:: PROBLEM DETAILS ::
Write out all of the records precisely. Skip anything that is a picture.

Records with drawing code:
## BEGIN
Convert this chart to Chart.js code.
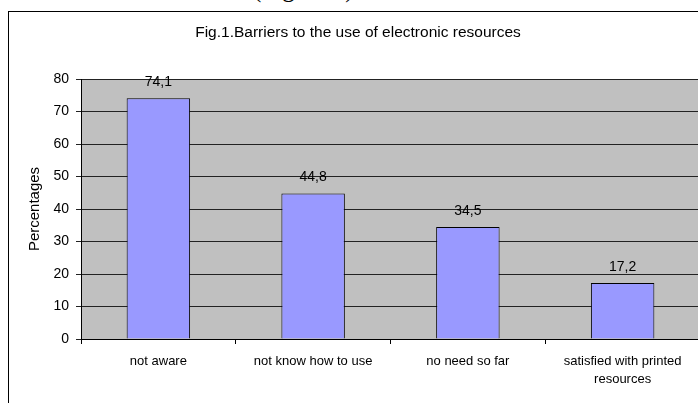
<!DOCTYPE html>
<html>
<head>
<meta charset="utf-8">
<script src="https://cdn.jsdelivr.net/npm/chart.js@4"></script>
<style>
  html, body { margin: 0; padding: 0; background: #fff; overflow: hidden; }
  #page { position: relative; width: 698px; height: 403px; overflow: hidden; }
  #caption {
    position: absolute; left: 253px; top: -24px;
    font-family: 'Liberation Serif', 'Times New Roman', serif;
    font-size: 25px; line-height: 25px; color: #000; white-space: nowrap;
  }
  #frame {
    position: absolute; left: 8px; top: 11px; width: 760px; height: 460px;
    border: 1px solid #000; box-sizing: border-box;
  }
  #chart { position: absolute; left: 0; top: 0; }
</style>
</head>
<body>
<div id="page">
  <div id="caption">(Figure 1)</div>
  <div id="frame"></div>
  <canvas id="chart" width="720" height="420"></canvas>
</div>
<script>
// Survey results: barriers to the use of electronic resources
const categories = [
  'not aware',
  'not know how to use',
  'no need so far',
  ['satisfied with printed', 'resources']
];
const percentages = [74.1, 44.8, 34.5, 17.2];
const yTicks = [0, 10, 20, 30, 40, 50, 60, 70, 80];

const FONT = "'Liberation Sans', Arial, sans-serif";

// grey plot-area background
const plotBackground = {
  id: 'plotBackground',
  beforeDraw(chart) {
    const { ctx, chartArea: a } = chart;
    ctx.save();
    ctx.fillStyle = '#C0C0C0';
    ctx.fillRect(a.left, a.top, a.right - a.left, a.bottom - a.top);
    ctx.restore();
  }
};

// value labels above each bar, decimal comma
const valueLabels = {
  id: 'valueLabels',
  afterDatasetsDraw(chart) {
    const { ctx } = chart;
    const meta = chart.getDatasetMeta(0);
    ctx.save();
    ctx.font = '14px ' + FONT;
    ctx.fillStyle = '#000';
    ctx.textAlign = 'center';
    ctx.textBaseline = 'alphabetic';
    meta.data.forEach((bar, i) => {
      const v = chart.data.datasets[0].data[i];
      ctx.fillText(v.toFixed(1).replace('.', ','), bar.x, bar.y - 12);
    });
    ctx.restore();
  }
};

new Chart(document.getElementById('chart'), {
  type: 'bar',
  data: {
    labels: categories,
    datasets: [{
      data: percentages,
      backgroundColor: '#9999FF',
      borderColor: '#000',
      borderWidth: 1,
      barPercentage: 0.41,
      categoryPercentage: 1.0
    }]
  },
  options: {
    responsive: false,
    animation: false,
    devicePixelRatio: 1,
    layout: { padding: { left: 16, right: 20, top: 0, bottom: 0 } },
    plugins: {
      legend: { display: false },
      tooltip: { enabled: false },
      title: {
        display: true,
        text: 'Fig.1.Barriers to the use of electronic resources',
        color: '#000',
        font: { family: FONT, size: 15.5, weight: 'normal', lineHeight: 1.2 },
        padding: { top: 23.7, bottom: 36.7 }
      }
    },
    scales: {
      x: {
        offset: true,
        grid: {
          offset: true,
          drawOnChartArea: false,
          drawTicks: true,
          tickLength: 5,
          color: '#000'
        },
        border: { color: '#000', width: 1 },
        ticks: {
          color: '#000',
          padding: 7.6,
          maxRotation: 0,
          autoSkip: false,
          font: { family: FONT, size: 13, lineHeight: 1.45 }
        },
        afterFit(scale) { scale.height = 81; }
      },
      y: {
        min: yTicks[0],
        max: yTicks[yTicks.length - 1],
        afterBuildTicks(scale) { scale.ticks = yTicks.map(v => ({ value: v })); },
        grid: { color: '#222', tickLength: 5, drawTicks: true },
        border: { color: '#000', width: 1 },
        ticks: {
          color: '#000',
          padding: 7,
          font: { family: FONT, size: 14 }
        },
        title: {
          display: true,
          text: 'Percentages',
          color: '#000',
          font: { family: FONT, size: 15, lineHeight: 1.2 },
          padding: { top: 10, bottom: 0 }
        },
        afterFit(scale) { scale.width = 65; }
      }
    }
  },
  plugins: [plotBackground, valueLabels]
});
</script>
</body>
</html>
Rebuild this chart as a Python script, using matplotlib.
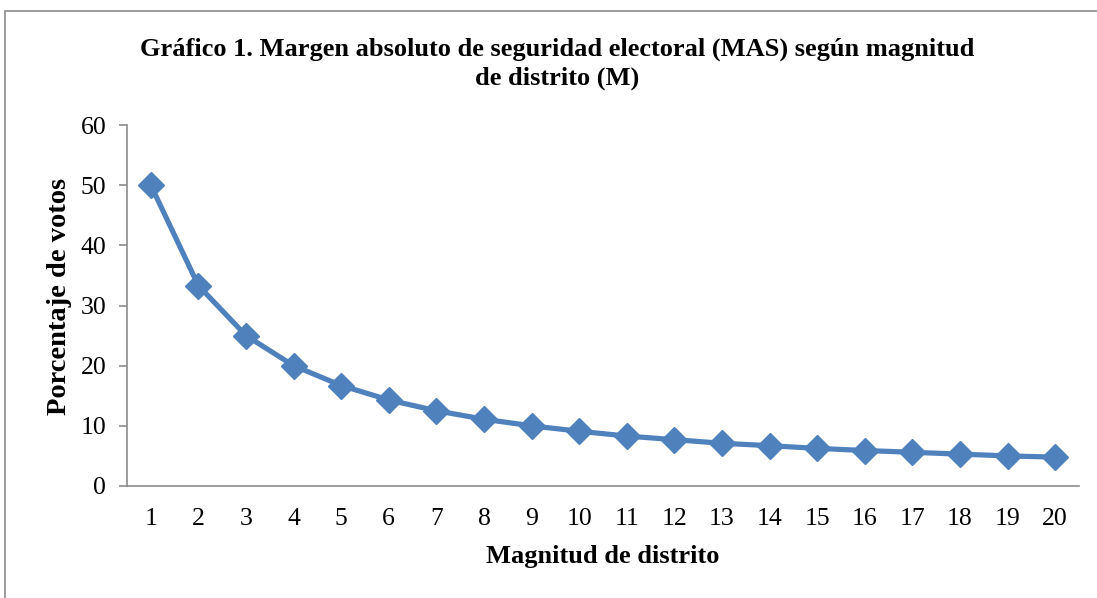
import matplotlib
matplotlib.use("Agg")
import matplotlib.pyplot as plt
from matplotlib.patches import Rectangle

# Data
magnitud = list(range(1, 21))
porcentaje = [50.0, 33.3, 25.0, 20.0, 16.7, 14.3, 12.5, 11.1, 10.0, 9.1,
              8.3, 7.7, 7.1, 6.7, 6.25, 5.9, 5.6, 5.3, 5.0, 4.8]
y_ticks = [0, 10, 20, 30, 40, 50, 60]

plt.rcParams['font.family'] = ['Liberation Serif', 'DejaVu Serif']

W, H = 1097, 598
fig = plt.figure(figsize=(W / 100, H / 100), dpi=100)

# outer chart border (right and bottom edges fall outside the picture)
fig.patches.append(Rectangle((5 / W, -0.05), 1.1, 1.05 - 11 / H,
                             transform=fig.transFigure, fill=False,
                             edgecolor='#8c8c8c', linewidth=1.2))

ax = fig.add_axes([127 / W, 1 - 486 / H, 952 / W, 361 / H])
ax.plot(magnitud, porcentaje, color='#4F81BD', linewidth=3.75,
        marker='D', markersize=13.5, markerfacecolor='#4F81BD',
        markeredgecolor='#4F81BD', clip_on=False)

ax.set_xlim(0.5, 20.5)
ax.set_ylim(0, 60)
ax.set_xticks(magnitud)
ax.set_yticks(y_ticks)
ax.tick_params(axis='x', length=0, pad=16, labelsize=18.5)
ax.tick_params(axis='y', length=6, width=1.2, color='#8c8c8c', pad=9, labelsize=18.5)

for s in ['top', 'right']:
    ax.spines[s].set_visible(False)
for s in ['left', 'bottom']:
    ax.spines[s].set_color('#8c8c8c')
    ax.spines[s].set_linewidth(1.2)

ax.set_xlabel('Magnitud de distrito', fontsize=19, fontweight='bold', va='center')
ax.set_ylabel('Porcentaje de votos', fontsize=20.5, fontweight='bold', va='center')
ax.xaxis.set_label_coords(0.5, (486 - 557) / 361)
ax.yaxis.set_label_coords((60 - 127) / 952, 0.525)

fig.text(557 / W, 1 - 64 / H,
         'Gráfico 1. Margen absoluto de seguridad electoral (MAS) según magnitud\nde distrito (M)',
         ha='center', va='center', fontsize=19, fontweight='bold', linespacing=1.32)

fig.savefig('out.png', dpi=100)
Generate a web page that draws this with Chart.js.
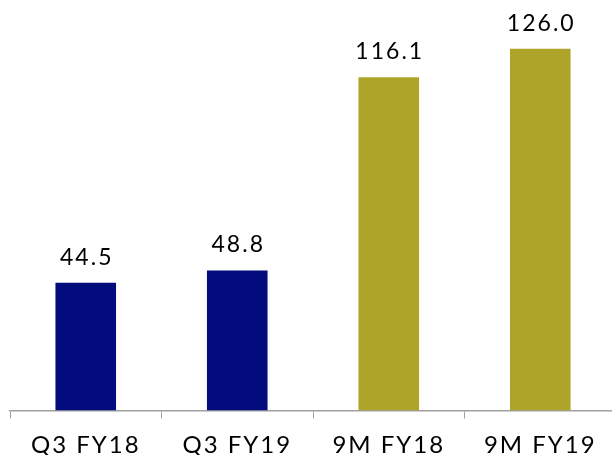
## END
:: RIGHT ANSWER ::
Convert this chart to Chart.js code.
<!DOCTYPE html>
<html>
<head>
<meta charset="utf-8">
<script src="https://cdn.jsdelivr.net/npm/chart.js@4"></script>
<style>
  html, body { margin: 0; padding: 0; background: #fff; overflow: hidden; }
  #page { position: relative; width: 698px; height: 403px; overflow: hidden; }
  #caption {
    position: absolute; left: 253px; top: -24px;
    font-family: 'Liberation Serif', 'Times New Roman', serif;
    font-size: 25px; line-height: 25px; color: #000; white-space: nowrap;
  }
  #frame {
    position: absolute; left: 8px; top: 11px; width: 760px; height: 460px;
    border: 1px solid #000; box-sizing: border-box;
  }
  #chart { position: absolute; left: 0; top: 0; }
</style>
</head>
<body>
<div id="page">
  <div id="caption">(Figure 1)</div>
  <div id="frame"></div>
  <canvas id="chart" width="720" height="420"></canvas>
</div>
<script>
// Survey results: barriers to the use of electronic resources
const categories = [
  'not aware',
  'not know how to use',
  'no need so far',
  ['satisfied with printed', 'resources']
];
const percentages = [74.1, 44.8, 34.5, 17.2];
const yTicks = [0, 10, 20, 30, 40, 50, 60, 70, 80];

const FONT = "'Liberation Sans', Arial, sans-serif";

// grey plot-area background
const plotBackground = {
  id: 'plotBackground',
  beforeDraw(chart) {
    const { ctx, chartArea: a } = chart;
    ctx.save();
    ctx.fillStyle = '#C0C0C0';
    ctx.fillRect(a.left, a.top, a.right - a.left, a.bottom - a.top);
    ctx.restore();
  }
};

// value labels above each bar, decimal comma
const valueLabels = {
  id: 'valueLabels',
  afterDatasetsDraw(chart) {
    const { ctx } = chart;
    const meta = chart.getDatasetMeta(0);
    ctx.save();
    ctx.font = '14px ' + FONT;
    ctx.fillStyle = '#000';
    ctx.textAlign = 'center';
    ctx.textBaseline = 'alphabetic';
    meta.data.forEach((bar, i) => {
      const v = chart.data.datasets[0].data[i];
      ctx.fillText(v.toFixed(1).replace('.', ','), bar.x, bar.y - 12);
    });
    ctx.restore();
  }
};

new Chart(document.getElementById('chart'), {
  type: 'bar',
  data: {
    labels: categories,
    datasets: [{
      data: percentages,
      backgroundColor: '#9999FF',
      borderColor: '#000',
      borderWidth: 1,
      barPercentage: 0.41,
      categoryPercentage: 1.0
    }]
  },
  options: {
    responsive: false,
    animation: false,
    devicePixelRatio: 1,
    layout: { padding: { left: 16, right: 20, top: 0, bottom: 0 } },
    plugins: {
      legend: { display: false },
      tooltip: { enabled: false },
      title: {
        display: true,
        text: 'Fig.1.Barriers to the use of electronic resources',
        color: '#000',
        font: { family: FONT, size: 15.5, weight: 'normal', lineHeight: 1.2 },
        padding: { top: 23.7, bottom: 36.7 }
      }
    },
    scales: {
      x: {
        offset: true,
        grid: {
          offset: true,
          drawOnChartArea: false,
          drawTicks: true,
          tickLength: 5,
          color: '#000'
        },
        border: { color: '#000', width: 1 },
        ticks: {
          color: '#000',
          padding: 7.6,
          maxRotation: 0,
          autoSkip: false,
          font: { family: FONT, size: 13, lineHeight: 1.45 }
        },
        afterFit(scale) { scale.height = 81; }
      },
      y: {
        min: yTicks[0],
        max: yTicks[yTicks.length - 1],
        afterBuildTicks(scale) { scale.ticks = yTicks.map(v => ({ value: v })); },
        grid: { color: '#222', tickLength: 5, drawTicks: true },
        border: { color: '#000', width: 1 },
        ticks: {
          color: '#000',
          padding: 7,
          font: { family: FONT, size: 14 }
        },
        title: {
          display: true,
          text: 'Percentages',
          color: '#000',
          font: { family: FONT, size: 15, lineHeight: 1.2 },
          padding: { top: 10, bottom: 0 }
        },
        afterFit(scale) { scale.width = 65; }
      }
    }
  },
  plugins: [plotBackground, valueLabels]
});
</script>
</body>
</html>
Rebuild this chart as a Python script, using matplotlib.
import matplotlib
matplotlib.use("Agg")
import matplotlib.pyplot as plt
from matplotlib.patches import Rectangle

# Data
magnitud = list(range(1, 21))
porcentaje = [50.0, 33.3, 25.0, 20.0, 16.7, 14.3, 12.5, 11.1, 10.0, 9.1,
              8.3, 7.7, 7.1, 6.7, 6.25, 5.9, 5.6, 5.3, 5.0, 4.8]
y_ticks = [0, 10, 20, 30, 40, 50, 60]

plt.rcParams['font.family'] = ['Liberation Serif', 'DejaVu Serif']

W, H = 1097, 598
fig = plt.figure(figsize=(W / 100, H / 100), dpi=100)

# outer chart border (right and bottom edges fall outside the picture)
fig.patches.append(Rectangle((5 / W, -0.05), 1.1, 1.05 - 11 / H,
                             transform=fig.transFigure, fill=False,
                             edgecolor='#8c8c8c', linewidth=1.2))

ax = fig.add_axes([127 / W, 1 - 486 / H, 952 / W, 361 / H])
ax.plot(magnitud, porcentaje, color='#4F81BD', linewidth=3.75,
        marker='D', markersize=13.5, markerfacecolor='#4F81BD',
        markeredgecolor='#4F81BD', clip_on=False)

ax.set_xlim(0.5, 20.5)
ax.set_ylim(0, 60)
ax.set_xticks(magnitud)
ax.set_yticks(y_ticks)
ax.tick_params(axis='x', length=0, pad=16, labelsize=18.5)
ax.tick_params(axis='y', length=6, width=1.2, color='#8c8c8c', pad=9, labelsize=18.5)

for s in ['top', 'right']:
    ax.spines[s].set_visible(False)
for s in ['left', 'bottom']:
    ax.spines[s].set_color('#8c8c8c')
    ax.spines[s].set_linewidth(1.2)

ax.set_xlabel('Magnitud de distrito', fontsize=19, fontweight='bold', va='center')
ax.set_ylabel('Porcentaje de votos', fontsize=20.5, fontweight='bold', va='center')
ax.xaxis.set_label_coords(0.5, (486 - 557) / 361)
ax.yaxis.set_label_coords((60 - 127) / 952, 0.525)

fig.text(557 / W, 1 - 64 / H,
         'Gráfico 1. Margen absoluto de seguridad electoral (MAS) según magnitud\nde distrito (M)',
         ha='center', va='center', fontsize=19, fontweight='bold', linespacing=1.32)

fig.savefig('out.png', dpi=100)
Generate a web page that draws this with Chart.js.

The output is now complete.